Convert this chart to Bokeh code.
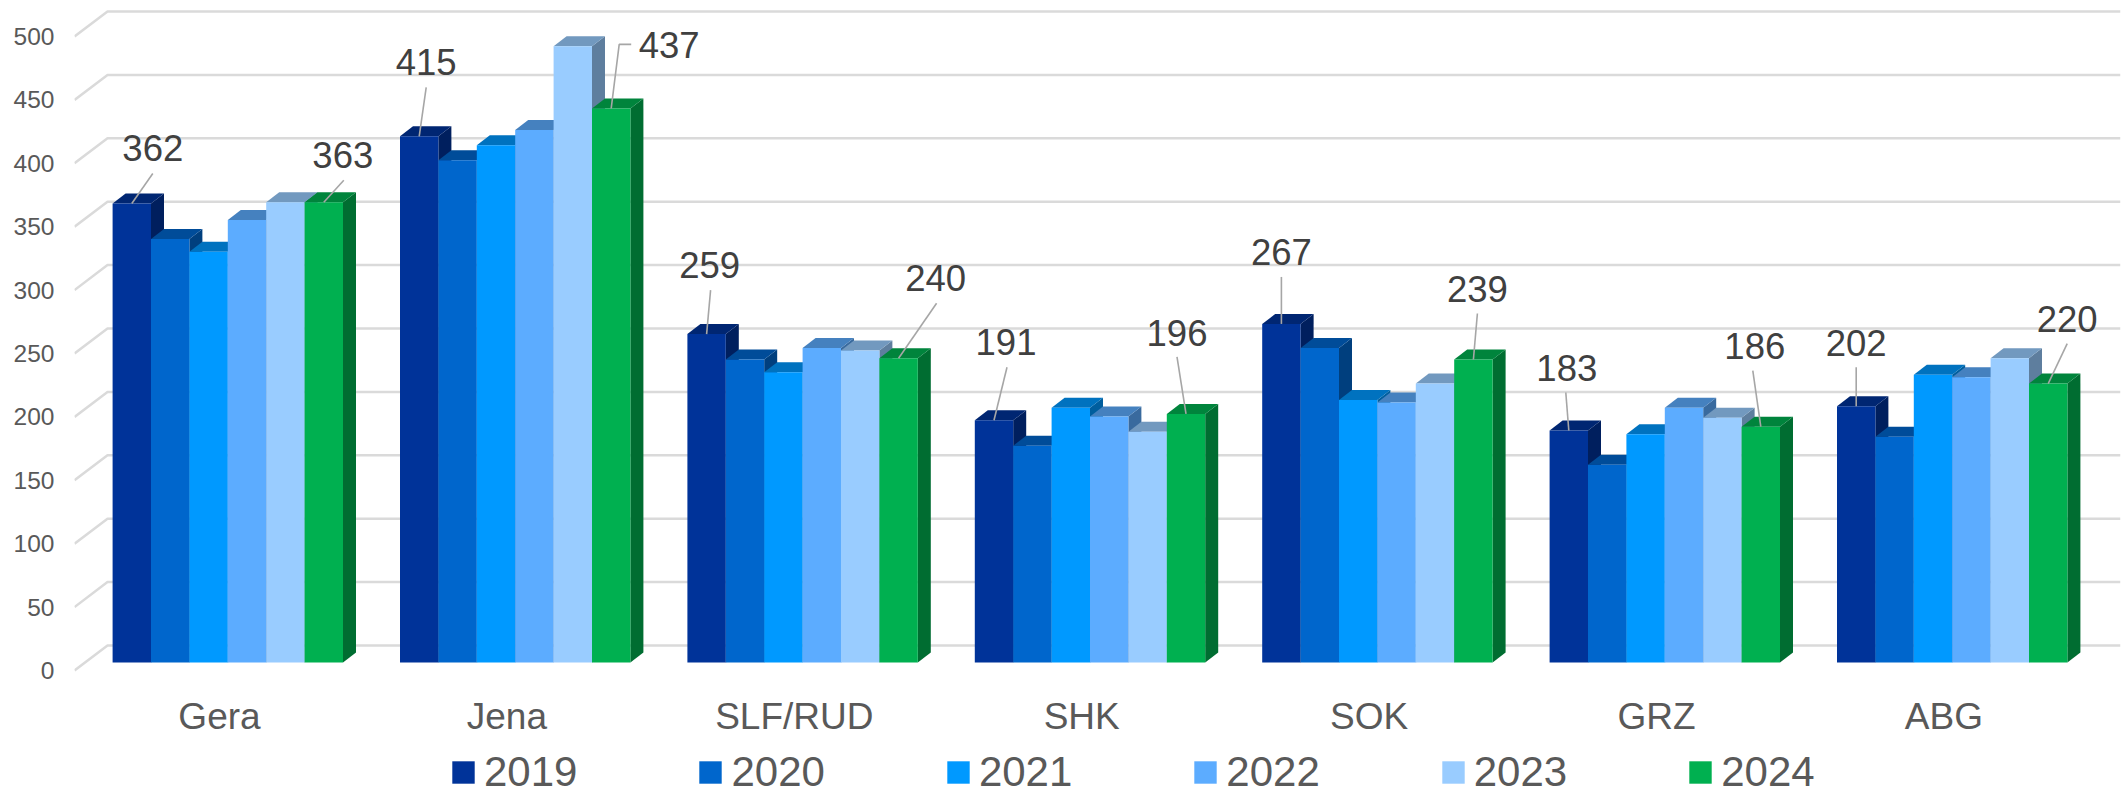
from bokeh.plotting import figure
from bokeh.embed import file_html
from bokeh.resources import INLINE
from bokeh.models import Range1d, LinearAxis, FixedTicker, Legend, LegendItem
from bokeh.core.properties import value

categories = ["Gera", "Jena", "SLF/RUD", "SHK", "SOK", "GRZ", "ABG"]
years = ["2019", "2020", "2021", "2022", "2023", "2024"]
v2019 = [362, 415, 259, 191, 267, 183, 202]
v2020 = [334, 396, 239, 171, 248, 156, 178]
v2021 = [324, 408, 229, 201, 207, 180, 227]
v2022 = [349, 420, 248, 194, 205, 201, 225]
v2023 = [363, 486, 246, 182, 220, 193, 240]
v2024 = [363, 437, 240, 196, 239, 186, 220]
series = [v2019, v2020, v2021, v2022, v2023, v2024]
colors = ["#003399", "#0066CC", "#0099FF", "#5CACFF", "#99CCFF", "#00B050"]
y_ticks = [0, 50, 100, 150, 200, 250, 300, 350, 400, 450, 500]

# callouts: group, series, label offset (px), leader bend/end offsets (px) from the bar's top centre
callouts = [
    (0, 0, (21, -55), [(21, -30)]),
    (0, 5, (19, -47), [(20, -22)]),
    (1, 0, (7, -74), [(7, -49)]),
    (1, 5, (58, -63), [(8, -64), (20, -64)]),
    (2, 0, (3, -69), [(4, -44)]),
    (2, 5, (37, -80), [(38, -55)]),
    (3, 0, (12, -78), [(13, -53)]),
    (3, 5, (-9, -81), [(-9, -57)]),
    (4, 0, (0, -72), [(0, -47)]),
    (4, 5, (4, -70), [(4, -46)]),
    (5, 0, (-2, -62), [(-3, -38)]),
    (5, 5, (-6, -81), [(-8, -56)]),
    (6, 0, (0, -63), [(0, -39)]),
    (6, 5, (19, -65), [(19, -40)]),
]

FONT = "Liberation Sans"
PX_X = 287.4     # px per category
PX_Y = 1.268     # px per value unit
X0_PX = 219.0    # page px of first category centre
BAR_W = 38.4 / PX_X
GROUP_SHIFT = 8.3 / PX_X
DEPTH_X, DEPTH_Y = 13 / PX_X, 10 / PX_Y
WALL_X, WALL_Y = 33 / PX_X, 25 / PX_Y
FRAME_L, FRAME_R, FRAME_T, FRAME_B = 74, 2120, 8, 796
AXIS_ZERO, BAR_BASE = 670, 662   # page px of zero on the axis plane and on the bars' plane
WIDTH, HEIGHT = 2121, 796


def shade(col, f):
    r, g, b = int(col[1:3], 16), int(col[3:5], 16), int(col[5:7], 16)
    return "#%02X%02X%02X" % (int(r * f), int(g * f), int(b * f))


x_start = (FRAME_L - X0_PX) / PX_X
x_end = (FRAME_R - X0_PX) / PX_X
p = figure(
    output_backend="svg", toolbar_location=None,
    width=WIDTH, height=HEIGHT,
    min_border_left=FRAME_L, min_border_top=FRAME_T,
    min_border_right=WIDTH - FRAME_R, min_border_bottom=0,
    x_range=Range1d(x_start, x_end),
    y_range=Range1d((BAR_BASE - FRAME_B) / PX_Y, (BAR_BASE - FRAME_T) / PX_Y),
    y_axis_location=None, outline_line_color=None,
)
p.grid.visible = False
p.background_fill_color = "white"

# value axis sits on the front plane of the floor, below the bars' plane
p.extra_y_ranges["axis"] = Range1d((AXIS_ZERO - FRAME_B) / PX_Y, (AXIS_ZERO - FRAME_T) / PX_Y)
ya = LinearAxis(y_range_name="axis", ticker=FixedTicker(ticks=y_ticks))
ya.axis_line_color = None
ya.major_tick_line_color = None
ya.minor_tick_line_color = None
ya.major_label_text_font = FONT
ya.major_label_text_font_size = "24.5px"
ya.major_label_text_color = "#595959"
ya.major_label_standoff = 14
p.add_layout(ya, "left")

axis_plane = (BAR_BASE - AXIS_ZERO) / PX_Y
xa = p.xaxis[0]
xa.fixed_location = axis_plane
xa.ticker = FixedTicker(ticks=list(range(len(categories))))
xa.major_label_overrides = {i: c for i, c in enumerate(categories)}
xa.axis_line_color = None
xa.major_tick_line_color = None
xa.minor_tick_line_color = None
xa.major_label_text_font = FONT
xa.major_label_text_font_size = "37px"
xa.major_label_text_color = "#595959"
xa.major_label_standoff = 19

# gridlines: side wall diagonal, then back wall
grid_xs, grid_ys = [], []
for t in y_ticks:
    grid_xs.append([x_start, x_start + WALL_X, x_end])
    grid_ys.append([t + axis_plane, t + axis_plane + WALL_Y, t + axis_plane + WALL_Y])
p.multi_line(grid_xs, grid_ys, line_color="#DADADA", line_width=2.5)


def bar_center(g, s):
    return g + GROUP_SHIFT + (s - 2.5) * BAR_W


items = []
for s, (vals, col) in enumerate(zip(series, colors)):
    left = [bar_center(g, s) - BAR_W / 2 for g in range(len(vals))]
    right = [bar_center(g, s) + BAR_W / 2 for g in range(len(vals))]
    p.patches(
        [[r, r, r + DEPTH_X, r + DEPTH_X] for r in right],
        [[0, v, v + DEPTH_Y, DEPTH_Y] for v in vals],
        fill_color=shade(col, 0.62), line_color=None,
    )
    p.patches(
        [[l, r, r + DEPTH_X, l + DEPTH_X] for l, r in zip(left, right)],
        [[v, v, v + DEPTH_Y, v + DEPTH_Y] for v in vals],
        fill_color=shade(col, 0.75), line_color=None,
    )
    front = p.quad(left=left, right=right, bottom=0, top=vals, fill_color=col, line_color=None)
    items.append(LegendItem(label=value(years[s]), renderers=[front]))

lx, ly, lt, lead_x, lead_y = [], [], [], [], []
for g, s, (dx, dy), pts in callouts:
    cx, v = bar_center(g, s), series[s][g]
    lx.append(cx + dx / PX_X)
    ly.append(v - dy / PX_Y)
    lt.append(str(v))
    lead_x.append([cx] + [cx + a / PX_X for a, _ in pts])
    lead_y.append([v] + [v - b / PX_Y for _, b in pts])
p.multi_line(lead_x, lead_y, line_color="#A6A6A6", line_width=1.6)
p.text(lx, ly, text=lt, text_align="center", text_baseline="middle",
       text_font=value(FONT), text_font_size=value("36.5px"), text_color="#404040")

legend = Legend(
    items=items, orientation="horizontal", location=(375, 0),
    glyph_width=28, glyph_height=28, label_standoff=7, spacing=119,
    padding=0, margin=0, border_line_color=None, background_fill_alpha=0,
    label_text_font=FONT, label_text_font_size="42px", label_text_color="#595959",
)
p.add_layout(legend)

open("out.html", "w").write(file_html(p, INLINE))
^^^^^^^^^^^^^^^^
Transcribe the opening line of the listing above, please, and every line after it through the line with "from bokeh.core.properties import value", word for word, without pictures.

» **Complete answer**
Convert this chart to Bokeh code.
from bokeh.plotting import figure
from bokeh.embed import file_html
from bokeh.resources import INLINE
from bokeh.models import Range1d, LinearAxis, FixedTicker, Legend, LegendItem
from bokeh.core.properties import value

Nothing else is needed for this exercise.